→ **Exercise prompt**
Give every line of the data again, unchanged, but with no pictures.

Stored entries:
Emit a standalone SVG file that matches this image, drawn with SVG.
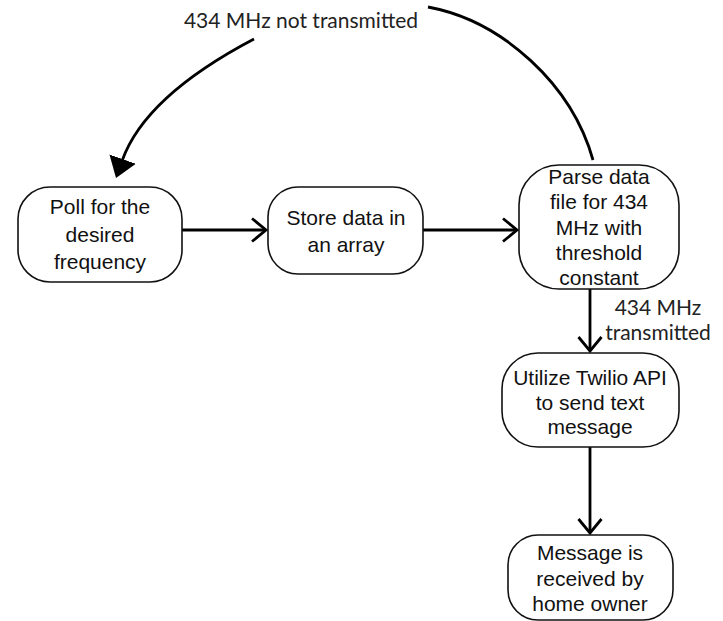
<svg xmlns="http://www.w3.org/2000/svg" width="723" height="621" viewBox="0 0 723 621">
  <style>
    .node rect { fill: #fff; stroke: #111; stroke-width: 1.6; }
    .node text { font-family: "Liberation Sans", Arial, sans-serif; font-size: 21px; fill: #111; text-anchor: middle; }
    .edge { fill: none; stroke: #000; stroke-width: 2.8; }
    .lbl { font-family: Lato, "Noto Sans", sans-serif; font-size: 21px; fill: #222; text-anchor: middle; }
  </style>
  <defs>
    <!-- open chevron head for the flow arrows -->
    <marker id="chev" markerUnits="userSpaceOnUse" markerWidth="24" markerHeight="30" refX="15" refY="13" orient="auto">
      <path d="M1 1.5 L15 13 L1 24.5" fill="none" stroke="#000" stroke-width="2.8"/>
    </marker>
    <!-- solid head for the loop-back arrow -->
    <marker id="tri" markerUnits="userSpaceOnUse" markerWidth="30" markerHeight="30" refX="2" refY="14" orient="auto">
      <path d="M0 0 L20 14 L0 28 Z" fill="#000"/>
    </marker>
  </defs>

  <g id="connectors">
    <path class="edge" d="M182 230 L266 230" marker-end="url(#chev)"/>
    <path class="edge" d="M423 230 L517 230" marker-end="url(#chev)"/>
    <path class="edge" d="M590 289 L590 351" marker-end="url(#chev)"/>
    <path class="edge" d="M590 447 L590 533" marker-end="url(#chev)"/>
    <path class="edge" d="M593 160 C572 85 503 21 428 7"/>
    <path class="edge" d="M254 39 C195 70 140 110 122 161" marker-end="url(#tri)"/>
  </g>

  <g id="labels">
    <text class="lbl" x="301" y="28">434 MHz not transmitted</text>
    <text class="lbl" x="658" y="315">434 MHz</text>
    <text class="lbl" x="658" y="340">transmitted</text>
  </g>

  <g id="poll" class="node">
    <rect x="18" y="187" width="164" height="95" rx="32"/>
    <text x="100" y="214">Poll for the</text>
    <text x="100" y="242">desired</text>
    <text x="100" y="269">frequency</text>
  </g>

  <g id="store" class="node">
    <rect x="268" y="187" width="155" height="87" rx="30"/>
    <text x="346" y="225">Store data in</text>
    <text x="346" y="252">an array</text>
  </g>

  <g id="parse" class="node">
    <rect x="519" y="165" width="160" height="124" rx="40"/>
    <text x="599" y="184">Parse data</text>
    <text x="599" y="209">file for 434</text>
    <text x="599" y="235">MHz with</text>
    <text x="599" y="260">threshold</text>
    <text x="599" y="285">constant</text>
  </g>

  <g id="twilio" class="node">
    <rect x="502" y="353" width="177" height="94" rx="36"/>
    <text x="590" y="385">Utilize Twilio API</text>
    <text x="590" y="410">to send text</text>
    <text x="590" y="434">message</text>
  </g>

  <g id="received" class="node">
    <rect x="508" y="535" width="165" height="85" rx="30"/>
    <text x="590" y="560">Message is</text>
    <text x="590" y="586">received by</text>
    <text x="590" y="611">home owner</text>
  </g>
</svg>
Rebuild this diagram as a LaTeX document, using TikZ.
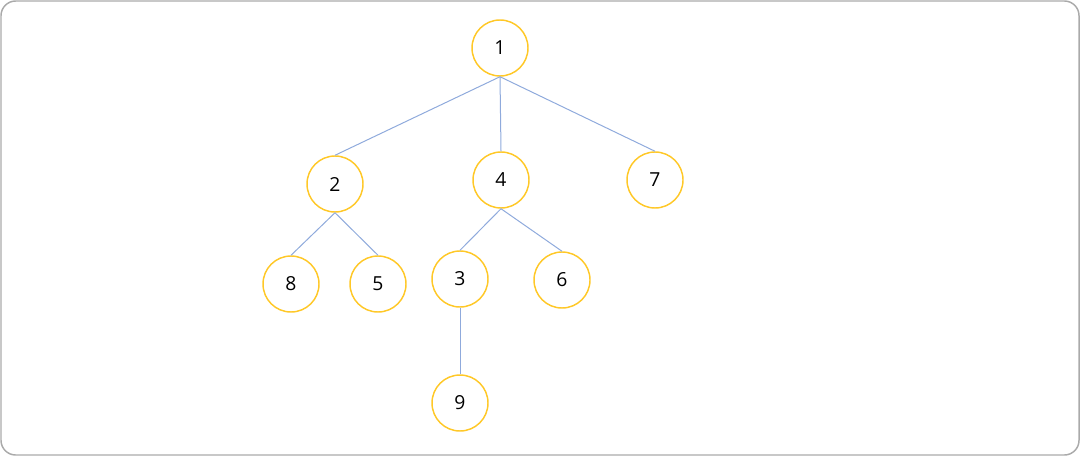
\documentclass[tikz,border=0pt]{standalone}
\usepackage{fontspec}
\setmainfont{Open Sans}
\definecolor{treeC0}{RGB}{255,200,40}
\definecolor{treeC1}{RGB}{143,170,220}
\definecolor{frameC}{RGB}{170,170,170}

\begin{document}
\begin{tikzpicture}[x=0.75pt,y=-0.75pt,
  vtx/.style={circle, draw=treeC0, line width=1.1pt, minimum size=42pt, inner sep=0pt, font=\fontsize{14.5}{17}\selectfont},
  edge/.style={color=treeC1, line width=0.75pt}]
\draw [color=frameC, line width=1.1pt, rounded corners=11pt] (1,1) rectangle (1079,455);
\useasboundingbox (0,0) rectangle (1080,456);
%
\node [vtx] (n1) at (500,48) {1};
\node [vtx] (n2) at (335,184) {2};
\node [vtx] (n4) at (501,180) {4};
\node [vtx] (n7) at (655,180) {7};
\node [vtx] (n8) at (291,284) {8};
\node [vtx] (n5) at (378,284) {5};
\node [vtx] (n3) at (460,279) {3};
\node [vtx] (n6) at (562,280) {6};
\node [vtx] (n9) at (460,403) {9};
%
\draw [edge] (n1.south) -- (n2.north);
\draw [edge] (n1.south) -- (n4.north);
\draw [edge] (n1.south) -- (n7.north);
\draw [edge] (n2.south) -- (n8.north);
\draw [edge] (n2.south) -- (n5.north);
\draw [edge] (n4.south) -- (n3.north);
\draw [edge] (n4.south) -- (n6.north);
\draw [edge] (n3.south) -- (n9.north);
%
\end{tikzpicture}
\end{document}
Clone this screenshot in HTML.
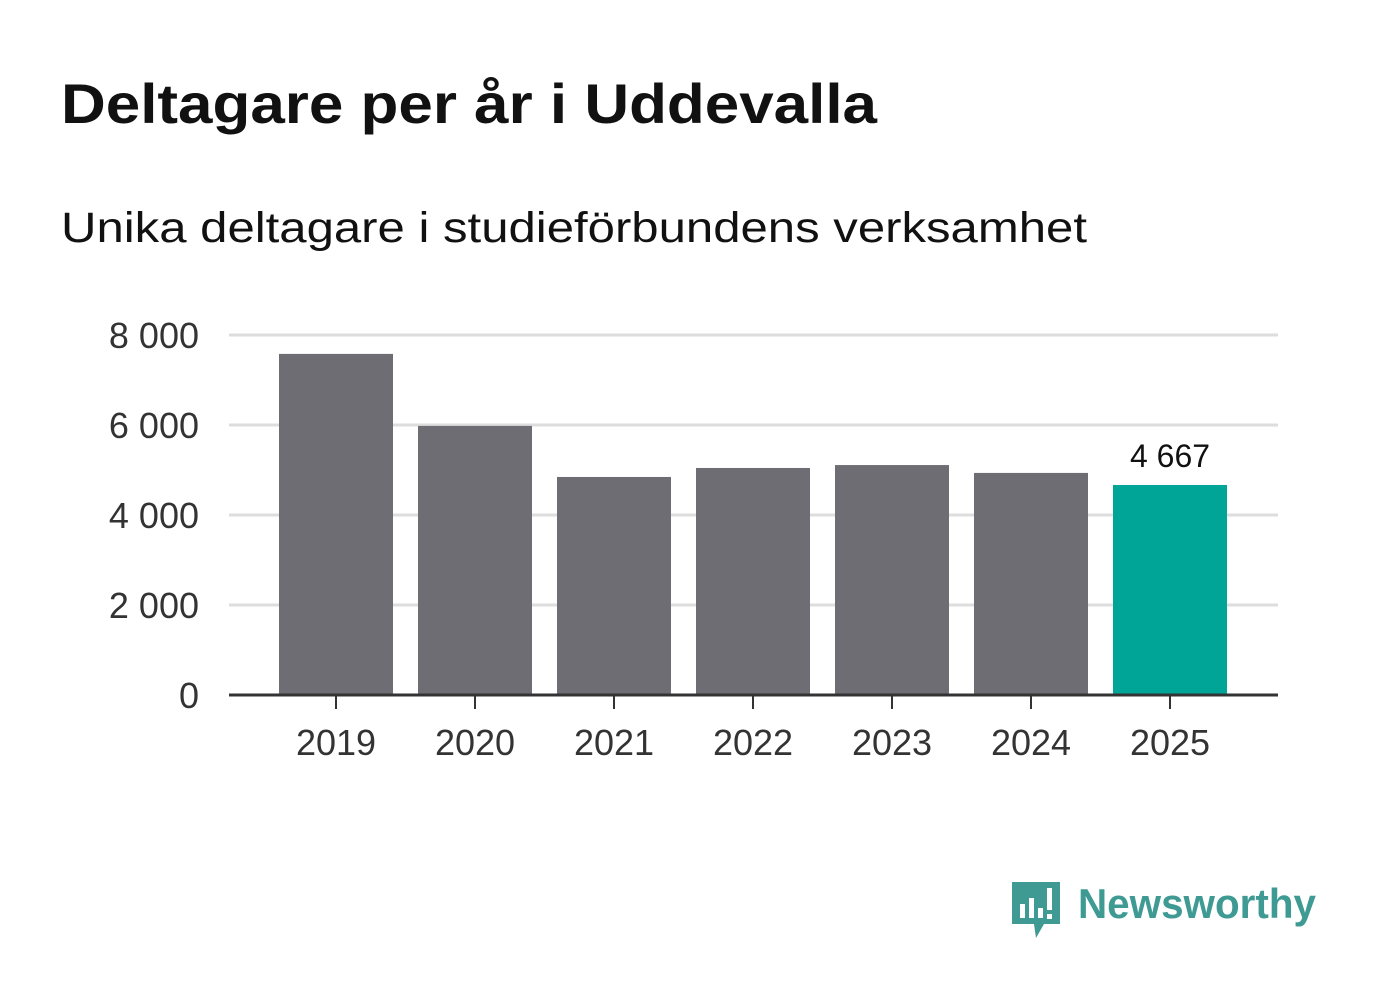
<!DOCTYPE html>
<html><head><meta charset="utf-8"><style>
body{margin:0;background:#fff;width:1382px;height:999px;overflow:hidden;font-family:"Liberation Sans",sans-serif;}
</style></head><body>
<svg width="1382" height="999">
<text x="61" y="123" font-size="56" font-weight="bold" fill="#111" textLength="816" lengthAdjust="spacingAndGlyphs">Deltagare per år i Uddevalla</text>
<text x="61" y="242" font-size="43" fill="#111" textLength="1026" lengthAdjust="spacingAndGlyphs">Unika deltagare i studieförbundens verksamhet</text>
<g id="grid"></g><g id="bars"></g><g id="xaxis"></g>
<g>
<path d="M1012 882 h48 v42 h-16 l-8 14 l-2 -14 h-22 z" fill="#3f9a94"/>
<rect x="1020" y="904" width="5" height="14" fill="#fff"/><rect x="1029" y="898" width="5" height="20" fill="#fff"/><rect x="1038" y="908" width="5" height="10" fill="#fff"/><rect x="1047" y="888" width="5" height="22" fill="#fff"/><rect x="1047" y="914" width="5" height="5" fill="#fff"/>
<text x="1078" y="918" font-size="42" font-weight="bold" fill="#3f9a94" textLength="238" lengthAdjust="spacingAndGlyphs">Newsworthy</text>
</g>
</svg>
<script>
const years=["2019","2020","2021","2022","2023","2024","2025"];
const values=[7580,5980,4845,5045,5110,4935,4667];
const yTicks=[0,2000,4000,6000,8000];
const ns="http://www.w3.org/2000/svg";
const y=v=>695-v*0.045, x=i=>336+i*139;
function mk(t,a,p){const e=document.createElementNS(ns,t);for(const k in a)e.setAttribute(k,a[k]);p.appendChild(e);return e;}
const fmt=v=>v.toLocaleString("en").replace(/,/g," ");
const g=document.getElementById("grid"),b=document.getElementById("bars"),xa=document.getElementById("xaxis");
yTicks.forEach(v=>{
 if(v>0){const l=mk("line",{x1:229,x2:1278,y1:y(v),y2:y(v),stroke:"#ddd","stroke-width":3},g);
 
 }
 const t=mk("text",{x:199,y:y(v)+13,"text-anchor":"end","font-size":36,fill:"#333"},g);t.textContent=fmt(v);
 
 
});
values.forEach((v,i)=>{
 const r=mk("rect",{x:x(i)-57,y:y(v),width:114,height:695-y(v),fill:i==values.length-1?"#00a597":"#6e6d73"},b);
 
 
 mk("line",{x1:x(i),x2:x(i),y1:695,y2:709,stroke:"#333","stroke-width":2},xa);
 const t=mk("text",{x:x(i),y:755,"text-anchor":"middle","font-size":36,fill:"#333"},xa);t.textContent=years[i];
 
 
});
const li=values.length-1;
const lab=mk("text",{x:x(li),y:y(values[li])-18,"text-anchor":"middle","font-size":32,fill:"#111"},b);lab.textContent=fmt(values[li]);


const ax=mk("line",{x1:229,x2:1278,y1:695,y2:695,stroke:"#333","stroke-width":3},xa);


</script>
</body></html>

→ **Reply**
Emit a standalone SVG file that matches this image, drawn with SVG.
<svg xmlns="http://www.w3.org/2000/svg" width="723" height="621" viewBox="0 0 723 621">
  <style>
    .node rect { fill: #fff; stroke: #111; stroke-width: 1.6; }
    .node text { font-family: "Liberation Sans", Arial, sans-serif; font-size: 21px; fill: #111; text-anchor: middle; }
    .edge { fill: none; stroke: #000; stroke-width: 2.8; }
    .lbl { font-family: Lato, "Noto Sans", sans-serif; font-size: 21px; fill: #222; text-anchor: middle; }
  </style>
  <defs>
    <!-- open chevron head for the flow arrows -->
    <marker id="chev" markerUnits="userSpaceOnUse" markerWidth="24" markerHeight="30" refX="15" refY="13" orient="auto">
      <path d="M1 1.5 L15 13 L1 24.5" fill="none" stroke="#000" stroke-width="2.8"/>
    </marker>
    <!-- solid head for the loop-back arrow -->
    <marker id="tri" markerUnits="userSpaceOnUse" markerWidth="30" markerHeight="30" refX="2" refY="14" orient="auto">
      <path d="M0 0 L20 14 L0 28 Z" fill="#000"/>
    </marker>
  </defs>

  <g id="connectors">
    <path class="edge" d="M182 230 L266 230" marker-end="url(#chev)"/>
    <path class="edge" d="M423 230 L517 230" marker-end="url(#chev)"/>
    <path class="edge" d="M590 289 L590 351" marker-end="url(#chev)"/>
    <path class="edge" d="M590 447 L590 533" marker-end="url(#chev)"/>
    <path class="edge" d="M593 160 C572 85 503 21 428 7"/>
    <path class="edge" d="M254 39 C195 70 140 110 122 161" marker-end="url(#tri)"/>
  </g>

  <g id="labels">
    <text class="lbl" x="301" y="28">434 MHz not transmitted</text>
    <text class="lbl" x="658" y="315">434 MHz</text>
    <text class="lbl" x="658" y="340">transmitted</text>
  </g>

  <g id="poll" class="node">
    <rect x="18" y="187" width="164" height="95" rx="32"/>
    <text x="100" y="214">Poll for the</text>
    <text x="100" y="242">desired</text>
    <text x="100" y="269">frequency</text>
  </g>

  <g id="store" class="node">
    <rect x="268" y="187" width="155" height="87" rx="30"/>
    <text x="346" y="225">Store data in</text>
    <text x="346" y="252">an array</text>
  </g>

  <g id="parse" class="node">
    <rect x="519" y="165" width="160" height="124" rx="40"/>
    <text x="599" y="184">Parse data</text>
    <text x="599" y="209">file for 434</text>
    <text x="599" y="235">MHz with</text>
    <text x="599" y="260">threshold</text>
    <text x="599" y="285">constant</text>
  </g>

  <g id="twilio" class="node">
    <rect x="502" y="353" width="177" height="94" rx="36"/>
    <text x="590" y="385">Utilize Twilio API</text>
    <text x="590" y="410">to send text</text>
    <text x="590" y="434">message</text>
  </g>

  <g id="received" class="node">
    <rect x="508" y="535" width="165" height="85" rx="30"/>
    <text x="590" y="560">Message is</text>
    <text x="590" y="586">received by</text>
    <text x="590" y="611">home owner</text>
  </g>
</svg>
Rebuild this diagram as a LaTeX document, using TikZ.
\documentclass[tikz,border=0pt]{standalone}
\usepackage{fontspec}
\setmainfont{Open Sans}
\definecolor{treeC0}{RGB}{255,200,40}
\definecolor{treeC1}{RGB}{143,170,220}
\definecolor{frameC}{RGB}{170,170,170}

\begin{document}
\begin{tikzpicture}[x=0.75pt,y=-0.75pt,
  vtx/.style={circle, draw=treeC0, line width=1.1pt, minimum size=42pt, inner sep=0pt, font=\fontsize{14.5}{17}\selectfont},
  edge/.style={color=treeC1, line width=0.75pt}]
\draw [color=frameC, line width=1.1pt, rounded corners=11pt] (1,1) rectangle (1079,455);
\useasboundingbox (0,0) rectangle (1080,456);
%
\node [vtx] (n1) at (500,48) {1};
\node [vtx] (n2) at (335,184) {2};
\node [vtx] (n4) at (501,180) {4};
\node [vtx] (n7) at (655,180) {7};
\node [vtx] (n8) at (291,284) {8};
\node [vtx] (n5) at (378,284) {5};
\node [vtx] (n3) at (460,279) {3};
\node [vtx] (n6) at (562,280) {6};
\node [vtx] (n9) at (460,403) {9};
%
\draw [edge] (n1.south) -- (n2.north);
\draw [edge] (n1.south) -- (n4.north);
\draw [edge] (n1.south) -- (n7.north);
\draw [edge] (n2.south) -- (n8.north);
\draw [edge] (n2.south) -- (n5.north);
\draw [edge] (n4.south) -- (n3.north);
\draw [edge] (n4.south) -- (n6.north);
\draw [edge] (n3.south) -- (n9.north);
%
\end{tikzpicture}
\end{document}
Clone this screenshot in HTML.
<!DOCTYPE html>
<html><head><meta charset="utf-8"><style>
body{margin:0;background:#fff;width:1382px;height:999px;overflow:hidden;font-family:"Liberation Sans",sans-serif;}
</style></head><body>
<svg width="1382" height="999">
<text x="61" y="123" font-size="56" font-weight="bold" fill="#111" textLength="816" lengthAdjust="spacingAndGlyphs">Deltagare per år i Uddevalla</text>
<text x="61" y="242" font-size="43" fill="#111" textLength="1026" lengthAdjust="spacingAndGlyphs">Unika deltagare i studieförbundens verksamhet</text>
<g id="grid"></g><g id="bars"></g><g id="xaxis"></g>
<g>
<path d="M1012 882 h48 v42 h-16 l-8 14 l-2 -14 h-22 z" fill="#3f9a94"/>
<rect x="1020" y="904" width="5" height="14" fill="#fff"/><rect x="1029" y="898" width="5" height="20" fill="#fff"/><rect x="1038" y="908" width="5" height="10" fill="#fff"/><rect x="1047" y="888" width="5" height="22" fill="#fff"/><rect x="1047" y="914" width="5" height="5" fill="#fff"/>
<text x="1078" y="918" font-size="42" font-weight="bold" fill="#3f9a94" textLength="238" lengthAdjust="spacingAndGlyphs">Newsworthy</text>
</g>
</svg>
<script>
const years=["2019","2020","2021","2022","2023","2024","2025"];
const values=[7580,5980,4845,5045,5110,4935,4667];
const yTicks=[0,2000,4000,6000,8000];
const ns="http://www.w3.org/2000/svg";
const y=v=>695-v*0.045, x=i=>336+i*139;
function mk(t,a,p){const e=document.createElementNS(ns,t);for(const k in a)e.setAttribute(k,a[k]);p.appendChild(e);return e;}
const fmt=v=>v.toLocaleString("en").replace(/,/g," ");
const g=document.getElementById("grid"),b=document.getElementById("bars"),xa=document.getElementById("xaxis");
yTicks.forEach(v=>{
 if(v>0){const l=mk("line",{x1:229,x2:1278,y1:y(v),y2:y(v),stroke:"#ddd","stroke-width":3},g);
 
 }
 const t=mk("text",{x:199,y:y(v)+13,"text-anchor":"end","font-size":36,fill:"#333"},g);t.textContent=fmt(v);
 
 
});
values.forEach((v,i)=>{
 const r=mk("rect",{x:x(i)-57,y:y(v),width:114,height:695-y(v),fill:i==values.length-1?"#00a597":"#6e6d73"},b);
 
 
 mk("line",{x1:x(i),x2:x(i),y1:695,y2:709,stroke:"#333","stroke-width":2},xa);
 const t=mk("text",{x:x(i),y:755,"text-anchor":"middle","font-size":36,fill:"#333"},xa);t.textContent=years[i];
 
 
});
const li=values.length-1;
const lab=mk("text",{x:x(li),y:y(values[li])-18,"text-anchor":"middle","font-size":32,fill:"#111"},b);lab.textContent=fmt(values[li]);


const ax=mk("line",{x1:229,x2:1278,y1:695,y2:695,stroke:"#333","stroke-width":3},xa);


</script>
</body></html>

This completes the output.